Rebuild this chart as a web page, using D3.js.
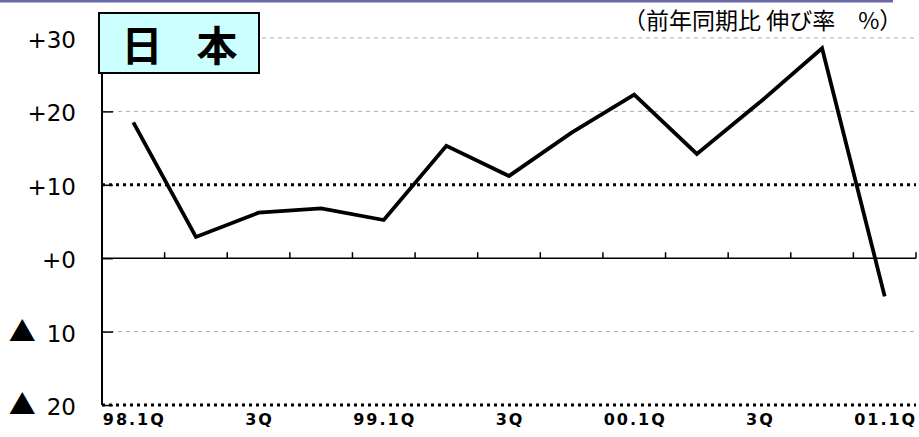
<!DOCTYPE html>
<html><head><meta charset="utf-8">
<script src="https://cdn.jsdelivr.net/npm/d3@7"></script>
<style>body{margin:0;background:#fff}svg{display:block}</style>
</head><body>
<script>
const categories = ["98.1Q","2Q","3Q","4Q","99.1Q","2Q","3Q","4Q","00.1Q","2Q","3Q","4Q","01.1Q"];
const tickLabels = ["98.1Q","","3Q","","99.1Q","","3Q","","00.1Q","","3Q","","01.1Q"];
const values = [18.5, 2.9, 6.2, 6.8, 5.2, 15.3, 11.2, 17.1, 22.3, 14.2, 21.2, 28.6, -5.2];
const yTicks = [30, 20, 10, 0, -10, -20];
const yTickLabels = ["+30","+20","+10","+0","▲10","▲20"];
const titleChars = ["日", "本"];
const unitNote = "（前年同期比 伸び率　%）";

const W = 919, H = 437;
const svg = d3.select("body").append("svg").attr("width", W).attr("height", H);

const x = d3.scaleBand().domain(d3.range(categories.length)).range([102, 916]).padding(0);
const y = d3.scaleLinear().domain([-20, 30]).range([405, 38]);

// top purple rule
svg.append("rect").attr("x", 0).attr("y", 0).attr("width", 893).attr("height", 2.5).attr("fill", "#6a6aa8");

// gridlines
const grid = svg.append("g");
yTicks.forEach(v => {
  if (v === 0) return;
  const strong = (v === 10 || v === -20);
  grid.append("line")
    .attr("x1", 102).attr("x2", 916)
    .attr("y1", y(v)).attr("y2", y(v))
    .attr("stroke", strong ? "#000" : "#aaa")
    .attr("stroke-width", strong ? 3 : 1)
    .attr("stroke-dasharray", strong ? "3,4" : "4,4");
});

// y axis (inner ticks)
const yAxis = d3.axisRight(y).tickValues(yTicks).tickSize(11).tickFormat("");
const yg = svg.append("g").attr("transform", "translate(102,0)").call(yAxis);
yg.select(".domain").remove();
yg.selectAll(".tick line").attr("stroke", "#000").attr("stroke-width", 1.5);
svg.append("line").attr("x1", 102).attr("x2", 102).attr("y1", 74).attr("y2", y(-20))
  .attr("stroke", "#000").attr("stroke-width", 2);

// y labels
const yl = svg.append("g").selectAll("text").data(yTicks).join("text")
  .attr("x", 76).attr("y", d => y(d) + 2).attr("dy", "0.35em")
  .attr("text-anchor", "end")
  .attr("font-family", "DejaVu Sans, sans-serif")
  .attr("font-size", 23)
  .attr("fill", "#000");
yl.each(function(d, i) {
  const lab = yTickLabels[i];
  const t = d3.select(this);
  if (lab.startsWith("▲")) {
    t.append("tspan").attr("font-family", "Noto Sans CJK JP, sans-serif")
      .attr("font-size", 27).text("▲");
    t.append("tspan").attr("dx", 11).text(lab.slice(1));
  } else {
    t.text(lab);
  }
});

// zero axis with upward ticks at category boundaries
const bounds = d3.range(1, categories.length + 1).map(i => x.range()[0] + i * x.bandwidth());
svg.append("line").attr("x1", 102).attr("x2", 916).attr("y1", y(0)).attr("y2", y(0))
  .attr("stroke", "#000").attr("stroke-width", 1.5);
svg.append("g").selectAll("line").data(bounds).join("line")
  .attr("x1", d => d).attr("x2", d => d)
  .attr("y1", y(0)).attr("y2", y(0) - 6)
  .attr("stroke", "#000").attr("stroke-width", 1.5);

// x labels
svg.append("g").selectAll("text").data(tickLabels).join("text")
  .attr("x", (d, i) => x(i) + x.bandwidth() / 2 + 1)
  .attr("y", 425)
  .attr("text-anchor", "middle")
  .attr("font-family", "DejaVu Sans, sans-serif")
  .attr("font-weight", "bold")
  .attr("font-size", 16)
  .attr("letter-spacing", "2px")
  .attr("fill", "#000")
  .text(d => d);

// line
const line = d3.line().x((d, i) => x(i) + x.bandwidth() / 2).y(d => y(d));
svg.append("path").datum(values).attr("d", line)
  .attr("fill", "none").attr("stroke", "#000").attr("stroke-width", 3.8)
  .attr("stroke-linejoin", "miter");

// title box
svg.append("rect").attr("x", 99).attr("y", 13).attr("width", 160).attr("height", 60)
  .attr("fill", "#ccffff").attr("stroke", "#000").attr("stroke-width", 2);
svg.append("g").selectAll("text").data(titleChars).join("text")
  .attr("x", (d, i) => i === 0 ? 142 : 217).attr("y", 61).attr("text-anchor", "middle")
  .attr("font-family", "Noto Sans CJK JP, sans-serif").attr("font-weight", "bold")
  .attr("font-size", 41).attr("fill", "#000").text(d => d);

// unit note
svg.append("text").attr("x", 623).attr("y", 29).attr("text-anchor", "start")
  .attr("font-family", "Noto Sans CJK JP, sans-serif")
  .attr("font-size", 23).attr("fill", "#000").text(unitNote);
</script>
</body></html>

· · · · ·

Set task: Pictures are excluded; copy all other data exactly as shown.

Task solution:
Rebuild this chart as a web page, using D3.js.
<!DOCTYPE html>
<html><head><meta charset="utf-8">
<script src="https://cdn.jsdelivr.net/npm/d3@7"></script>
<style>body{margin:0;background:#fff}svg{display:block}</style>
</head><body>
<script>
const categories = ["98.1Q","2Q","3Q","4Q","99.1Q","2Q","3Q","4Q","00.1Q","2Q","3Q","4Q","01.1Q"];
const tickLabels = ["98.1Q","","3Q","","99.1Q","","3Q","","00.1Q","","3Q","","01.1Q"];
const values = [18.5, 2.9, 6.2, 6.8, 5.2, 15.3, 11.2, 17.1, 22.3, 14.2, 21.2, 28.6, -5.2];
const yTicks = [30, 20, 10, 0, -10, -20];
const yTickLabels = ["+30","+20","+10","+0","▲10","▲20"];
const titleChars = ["日", "本"];
const unitNote = "（前年同期比 伸び率　%）";

const W = 919, H = 437;
const svg = d3.select("body").append("svg").attr("width", W).attr("height", H);

const x = d3.scaleBand().domain(d3.range(categories.length)).range([102, 916]).padding(0);
const y = d3.scaleLinear().domain([-20, 30]).range([405, 38]);

// top purple rule
svg.append("rect").attr("x", 0).attr("y", 0).attr("width", 893).attr("height", 2.5).attr("fill", "#6a6aa8");

// gridlines
const grid = svg.append("g");
yTicks.forEach(v => {
  if (v === 0) return;
  const strong = (v === 10 || v === -20);
  grid.append("line")
    .attr("x1", 102).attr("x2", 916)
    .attr("y1", y(v)).attr("y2", y(v))
    .attr("stroke", strong ? "#000" : "#aaa")
    .attr("stroke-width", strong ? 3 : 1)
    .attr("stroke-dasharray", strong ? "3,4" : "4,4");
});

// y axis (inner ticks)
const yAxis = d3.axisRight(y).tickValues(yTicks).tickSize(11).tickFormat("");
const yg = svg.append("g").attr("transform", "translate(102,0)").call(yAxis);
yg.select(".domain").remove();
yg.selectAll(".tick line").attr("stroke", "#000").attr("stroke-width", 1.5);
svg.append("line").attr("x1", 102).attr("x2", 102).attr("y1", 74).attr("y2", y(-20))
  .attr("stroke", "#000").attr("stroke-width", 2);

// y labels
const yl = svg.append("g").selectAll("text").data(yTicks).join("text")
  .attr("x", 76).attr("y", d => y(d) + 2).attr("dy", "0.35em")
  .attr("text-anchor", "end")
  .attr("font-family", "DejaVu Sans, sans-serif")
  .attr("font-size", 23)
  .attr("fill", "#000");
yl.each(function(d, i) {
  const lab = yTickLabels[i];
  const t = d3.select(this);
  if (lab.startsWith("▲")) {
    t.append("tspan").attr("font-family", "Noto Sans CJK JP, sans-serif")
      .attr("font-size", 27).text("▲");
    t.append("tspan").attr("dx", 11).text(lab.slice(1));
  } else {
    t.text(lab);
  }
});

// zero axis with upward ticks at category boundaries
const bounds = d3.range(1, categories.length + 1).map(i => x.range()[0] + i * x.bandwidth());
svg.append("line").attr("x1", 102).attr("x2", 916).attr("y1", y(0)).attr("y2", y(0))
  .attr("stroke", "#000").attr("stroke-width", 1.5);
svg.append("g").selectAll("line").data(bounds).join("line")
  .attr("x1", d => d).attr("x2", d => d)
  .attr("y1", y(0)).attr("y2", y(0) - 6)
  .attr("stroke", "#000").attr("stroke-width", 1.5);

// x labels
svg.append("g").selectAll("text").data(tickLabels).join("text")
  .attr("x", (d, i) => x(i) + x.bandwidth() / 2 + 1)
  .attr("y", 425)
  .attr("text-anchor", "middle")
  .attr("font-family", "DejaVu Sans, sans-serif")
  .attr("font-weight", "bold")
  .attr("font-size", 16)
  .attr("letter-spacing", "2px")
  .attr("fill", "#000")
  .text(d => d);

// line
const line = d3.line().x((d, i) => x(i) + x.bandwidth() / 2).y(d => y(d));
svg.append("path").datum(values).attr("d", line)
  .attr("fill", "none").attr("stroke", "#000").attr("stroke-width", 3.8)
  .attr("stroke-linejoin", "miter");

// title box
svg.append("rect").attr("x", 99).attr("y", 13).attr("width", 160).attr("height", 60)
  .attr("fill", "#ccffff").attr("stroke", "#000").attr("stroke-width", 2);
svg.append("g").selectAll("text").data(titleChars).join("text")
  .attr("x", (d, i) => i === 0 ? 142 : 217).attr("y", 61).attr("text-anchor", "middle")
  .attr("font-family", "Noto Sans CJK JP, sans-serif").attr("font-weight", "bold")
  .attr("font-size", 41).attr("fill", "#000").text(d => d);

// unit note
svg.append("text").attr("x", 623).attr("y", 29).attr("text-anchor", "start")
  .attr("font-family", "Noto Sans CJK JP, sans-serif")
  .attr("font-size", 23).attr("fill", "#000").text(unitNote);
</script>
</body></html>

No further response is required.